Квартира, расположенная на тенистой викторианской веранде, завалена немытыми тарелками, кофейными чашками, сигаретными окурками, пустыми пивными бутылками, грязным бельем, потрепанными книжками и старыми конвертами от пластинок. Это студенческое логово с диким количеством объедков, наполовину прочитанных газет и недописанных сочинений. Это место являет собой нечто среднее между трущобами и военным лагерем: как будто армия буйных солдат только что выступила отсюда в военный поход.
Из-под груды книг и бумаг Джерри достает старый проигрыватель «Dansette», потом быстро перебирает стопку пластинок, вытаскивает альбом Майлза Дэвиса «Bitches Brew» и осторожно извлекает его из конверта. При всем ужасном беспорядке, который царит в его жилище, я сразу узнаю ту ритуальную медлительность и аккуратность, с которой он устанавливает иголку на край крутящегося диска, а потом со снисходительным видом откидывается на гору подушек, чтобы посмотреть на мою реакцию, словно он только что дал мне какой-то сильный наркотик. В то время я знал Майлза как короля кул-джаза и больше всего восхищался его мастерской интерпретацией «Порги и Бесс» Гершвина, но эту новую пластинку я слышал впервые. Майлз выступает здесь в качестве великого трубача, создателя новой музыки, которая впоследствии получит название фьюжн, вероятно, из-за того, что простейшие элементы рока соединяются в ней с джазовой импровизацией и виртуозностью. Как бы то ни было, эта музыка сразу производит на меня сильнейшее впечатление, и еще целый час я нахожусь под ее наркотическим воздействием.
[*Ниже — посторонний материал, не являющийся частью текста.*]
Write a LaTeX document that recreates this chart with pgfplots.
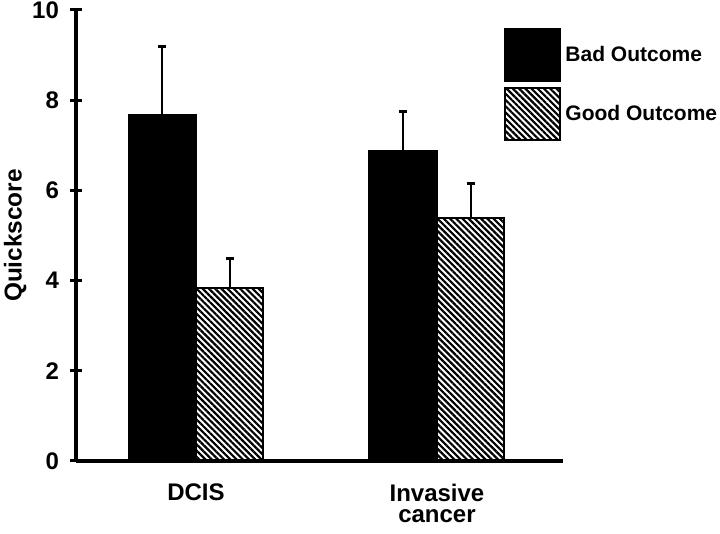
\documentclass[border=0pt]{standalone}
\usepackage{fontspec}
\setmainfont{Liberation Sans}
\usepackage{pgfplots}
\pgfplotsset{compat=1.18}
\usetikzlibrary{patterns.meta}
\begin{document}
\begin{tikzpicture}
\useasboundingbox (-38pt,-36.5pt) rectangle (322pt,230.5pt);
\begin{axis}[
  at={(0pt,0pt)}, anchor=south west,
  scale only axis, width=243.5pt, height=225.5pt,
  xmin=-0.498, xmax=1.523, ymin=0, ymax=10,
  ybar=0pt, bar width=0.28,
  axis x line*=bottom, axis y line*=left,
  axis line style={line width=2pt},
  ytick={0,2,4,6,8,10},
  xtick={0,1}, xticklabels={DCIS,{Invasive\\cancer}},
  xtick style={draw=none},
  major tick length=6pt, tick align=center,
  ytick style={line width=1.5pt, black},
  /pgf/number format/assume math mode=true,
  yticklabel style={font=\bfseries\fontsize{12}{13}\selectfont, xshift=-2pt},
  xticklabel style={font=\bfseries\fontsize{12}{10.5}\selectfont, align=center, anchor=north, yshift=-5pt},
  ylabel={Quickscore},
  ylabel style={font=\bfseries\fontsize{12.2}{13}\selectfont, at={(axis description cs:-0.125,0.5)}, anchor=center},
  legend style={at={(rel axis cs:0.879,0.96)}, anchor=north west, draw=none, fill=none,
    inner sep=0pt, row sep=2.5pt, font=\bfseries\fontsize{10.5}{12}\selectfont,
    legend cell align=left},
  legend image code/.code={\draw[#1,line width=1pt] (0pt,-13pt) rectangle (27.5pt,13pt);},
  error bars/y dir=plus, error bars/y explicit,
  error bars/error bar style={line width=1pt, black, solid},
  error bars/error mark options={line width=1.5pt, mark size=2pt, black, rotate=90},
]
\addplot[fill=black, draw=black, line width=1pt]
  coordinates {(0,7.67) +- (0,1.53) (1,6.87) +- (0,0.87)};
\addlegendentry{Bad Outcome}
\addplot[draw=black, line width=1pt,
  pattern={Lines[angle=-45,distance=2.2pt,line width=1.1pt]}]
  coordinates {(0,3.84) +- (0,0.66) (1,5.39) +- (0,0.77)};
\addlegendentry{Good Outcome}
\end{axis}
\end{tikzpicture}
\end{document}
Много лет спустя я впервые встречусь с Майлзом Дэвисом. Меня приглашают в его нью-йоркскую студию звукозаписи. Незадолго до этого я переманил к себе одного из лучших музыкантов Майлза, причем именно этот музыкант по имени Дэрил Джонс, ставший к тому времени членом моей группы Blue Turtles, открыл мне глаза на музыку. Великий человек смотрит на меня.
— Стинг, да?
— Да, сэр, — отвечаю я.
— Стинг, — говорит он еще раз, смакуя мое имя во рту, словно слюну перед плевком, — а у тебя ведь самая огромная в мире башка. — Эту фразу он произносит злобным шепотом. Меня, мягко говоря, передергивает:
— Что именно ты имеешь в виду, э-э-э, Майлз?
— Видел тебя в одном дурацком фильме, и твоя голова занимала весь чертов экран. Я не знаю, о каком конкретно из моих фильмов говорит Майлз, но его замечание порождает целую волну издевательского смеха, которая распространяется по всей комнате. Все смеются, за исключением одного меня. Наверное, я выгляжу слегка растерянным, если не обиженным, поэтому Майлз, желая, вероятно, загладить свою грубость, изрекает:
— Итак, Стинг. — Упоминанием моего прозвища он вызывает еще один приступ хихиканья и смешков среди присутствующих. — Ты говоришь по-французски?
— Да, — отвечаю я с некоторым беспокойством.